Если бы знать... (Яковлева) - страница 177

Но удивительно не это, а то, что и Давид Боровский, с которым Анатолий Васильевич работал довольно плодотворно чуть ли не с 1972 года, который оформлял «Сказки старого Арбата», затем «Дон Жуана», — и тот, подогреваемый всеобщими страстями, ушел вместе с тремя актерами в «Современник». Он почему-то вбил себе в голову, будто Эфрос дал согласие властям принять театр раньше, еще в декабре. И с этой позиции его совершенно нельзя было сдвинуть. Да Анатолий Васильевич не очень-то и пытался — он уважал чужое мнение, даже если оно ошибочное. За пару лет до того он предлагал Давиду оформлять «Живой труп», но Боровский отказался — только потому, что в юности видел в Киеве в этой роли Романова. Поэтому не считал для себя возможным приступить к работе над «Живым трупом». Где Романов, где Толстой? Где МХАТ?.. Но Анатолий Васильевич отнесся к этому вполне уважительно.

Много странного в те времена случалось.

В Театре на Таганке работал тогда талантливый режиссер, по общему мнению — художник-новатор. Первые его спектакли на московской сцене прошли довольно успешно, вызвали большой резонанс.

На Таганке он ставил свой спектакль в течение чуть ли не четырех лет. Менял составы, декорации, заказывалась другая мебель, клавесин, фисгармония, постановочная часть без работы не оставалась, — короче, спектакль никак не выпускался. Естественно, Эфрос торопил выпуск: давайте, давайте, чего уж там, делайте, выпускайте, начинайте еще что-то вслед за этим. Но в ответ возникала странная реакция (и она подогревалась со стороны): то власти запрещали, не давали работать, а теперь, мол, то же самое делает Эфрос — подгоняет выпуск, «торопит художника».

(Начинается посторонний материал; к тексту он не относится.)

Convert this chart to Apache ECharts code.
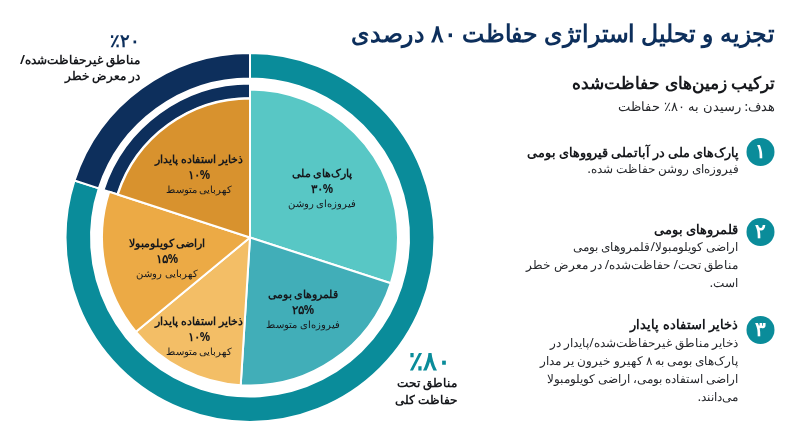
<!DOCTYPE html>
<html dir="rtl"><head><meta charset="utf-8">
<style>html,body{margin:0;padding:0;background:#fff}#c{width:800px;height:447px}</style>
<script src="https://cdn.jsdelivr.net/npm/echarts@6/dist/echarts.min.js"></script>
</head><body><div id="c" dir="rtl"></div>
<script>
// Data
const sliceNames = ['پارک‌های ملی','قلمروهای بومی','ذخایر استفاده پایدار','اراضی کویلومبولا','ذخایر استفاده پایدار'];
const slicePercentLabels = ['۳۰%','۲۵%','۱۰%','۱۵%','۱۰%'];
const sliceTones = ['فیروزه‌ای روشن','فیروزه‌ای متوسط','کهربایی متوسط','کهربایی روشن','کهربایی متوسط'];
const sliceDrawnShares = [30, 21, 13, 16, 20];   // shares as drawn in the picture
const ringNames = ['مناطق تحت حفاظت','مناطق غیرحفاظت‌شده'];
const ringShares = [80, 20];
// Styles / positions
const sliceColors = ['#58C7C5','#41AEB8','#F3BE66','#ECAA45','#D8922E'];
const sliceLabelPos = [[322,189],[303,310],[199,337],[167,259],[199,175]];
const TEAL='#0A8C9A', NAVY='#0D2F5C', INK='#16181c';
const FONT='"Noto Sans", sans-serif';
const C=[250,237.5];

const hidden={color:'transparent',borderWidth:0};
function sliceSeries(radius,show){
  return {type:'pie',radius:[0,radius],center:C,startAngle:90,silent:true,animation:false,
    labelLine:{show:false},
    label:{show:true,position:'inside',formatter:p=>`{a|${sliceNames[p.dataIndex]}}\n{b|${slicePercentLabels[p.dataIndex]}}\n{c|${sliceTones[p.dataIndex]}}`,
      rich:{a:{fontFamily:FONT,fontWeight:'bold',fontSize:11,color:INK,lineHeight:16,align:'center'},
            b:{fontFamily:FONT,fontWeight:'bold',fontSize:11.5,color:INK,lineHeight:15,align:'center'},
            c:{fontFamily:FONT,fontSize:9.6,color:INK,lineHeight:15,align:'center'}}},
    labelLayout:p=>({x:sliceLabelPos[p.dataIndex][0],y:sliceLabelPos[p.dataIndex][1],align:'center',verticalAlign:'middle'}),
    data:sliceDrawnShares.map((v,i)=>show(i)
      ?{value:v,name:sliceNames[i]+i,itemStyle:{color:sliceColors[i],borderColor:'#fff',borderWidth:2}}
      :{value:v,name:sliceNames[i]+i,itemStyle:hidden,label:{show:false}})};
}
function ringSeries(r0,r1,show){
  return {type:'pie',radius:[r0,r1],center:C,startAngle:90,silent:true,animation:false,label:{show:false},labelLine:{show:false},
    data:ringShares.map((v,i)=>show(i)
      ?{value:v,name:ringNames[i],itemStyle:{color:i?NAVY:TEAL,borderColor:'#fff',borderWidth:2}}
      :{value:v,name:ringNames[i],itemStyle:hidden})};
}
// Text blocks
const BODY='#26282c';
const texts=[
 ['تجزیه و تحلیل استراتژی حفاظت ۸۰ درصدی',775,35,'bold 24px',NAVY,0.98],
 ['ترکیب زمین‌های حفاظت‌شده',775,84,'bold 17px',INK],
 ['هدف: رسیدن به ۸۰٪ حفاظت',775,107,'13.4px',BODY],
 ['٪۲۰',140,42,'bold 18px',NAVY],
 ['مناطق غیرحفاظت‌شده/',140,61,'bold 12px',INK],
 ['در معرض خطر',140,77,'bold 12px',INK],
 ['٪۸۰',451,363,'bold 26px',TEAL],
 ['مناطق تحت',457,384,'bold 12px',INK],
 ['حفاظت کلی',457,401,'bold 12px',INK],
 ['پارک‌های ملی در آباتملی قیرووهای بومی',739,153,'bold 13px',INK,0.98],
 ['فیروزه‌ای روشن حفاظت شده.',739,170,'12px',BODY],
 ['قلمروهای بومی',738,230,'bold 13px',INK],
 ['اراضی کویلومبولا/قلمروهای بومی',738,248,'12px',BODY],
 ['مناطق تحت/ حفاظت‌شده/ در معرض خطر',738,266,'12px',BODY],
 ['است.',738,284,'12px',BODY],
 ['ذخایر استفاده پایدار',738,325,'bold 13px',INK],
 ['ذخایر مناطق غیرحفاظت‌شده/پایدار در',738,344,'12px',BODY],
 ['پارک‌های بومی به ۸ کهیرو خیرون یر مدار',738,362,'12px',BODY],
 ['اراضی استفاده بومی، اراضی کویلومبولا',738,380,'12px',BODY],
 ['می‌دانند.',738,398,'12px',BODY],
];
const badgeLabels=['۱','۲','۳'];
const badgeY=[152,232,330];
const graphic=texts.map(([t,x,y,f,col,sx])=>({type:'text',x,y,scaleX:sx||1,silent:true,
  style:{text:t,align:'right',verticalAlign:'middle',font:`${f} ${FONT}`,fill:col}}));
badgeLabels.forEach((t,i)=>{
  graphic.push({type:'circle',shape:{cx:760.5,cy:badgeY[i],r:14},style:{fill:TEAL},silent:true,z:5});
  graphic.push({type:'text',x:760.5,y:badgeY[i],z:6,silent:true,style:{text:t,align:'center',verticalAlign:'middle',font:`bold 20px ${FONT}`,fill:'#fff'}});
});
const chart=echarts.init(document.getElementById('c'),null,{renderer:'canvas'});
chart.setOption({animation:false,backgroundColor:'#fff',graphic,
 series:[ ringSeries(159,184.5,()=>true),
          ringSeries(139.5,154,i=>i===1),
          sliceSeries(148,i=>i<4),
          sliceSeries(139,i=>i===4) ]});
</script></body></html>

Наконец назначена была генеральная репетиция, она же сдача спектакля. Собралась «театральная общественность», но вышел директор и объявил, что принимать спектакль будут только представители управления культуры и министерства. Такое было время — принимали отдельно, при пустом зале, как это ни дико. И директор Таганки предложил уйти из зала всем остальным: «Вас непременно пригласят, когда спектакль будет принят». «Театральная общественность» бунтовала — в лице одного кинорежиссера, который кричал из зала: «Мы будем жаловаться!»

«Мы будем жаловаться». Удивительно — даже те, кто, казалось бы, находился в оппозиции к власти, к определенному типу искусства, именуемому «соцреализмом», — и у них все равно застряло это совковое «мы будем жаловаться».

Жаловаться. Не знаю, где это прививалось. В институте, насколько я помню, нас этому не учили. Куда-то жаловаться — в месткомы, профкомы, парткомы, — всегда считалось нехорошим тоном. Ходил даже такой анекдот: «Меня бросил муж, прошу местком его вернуть». И в нашем поколении этого не было. Или только в моем окружении?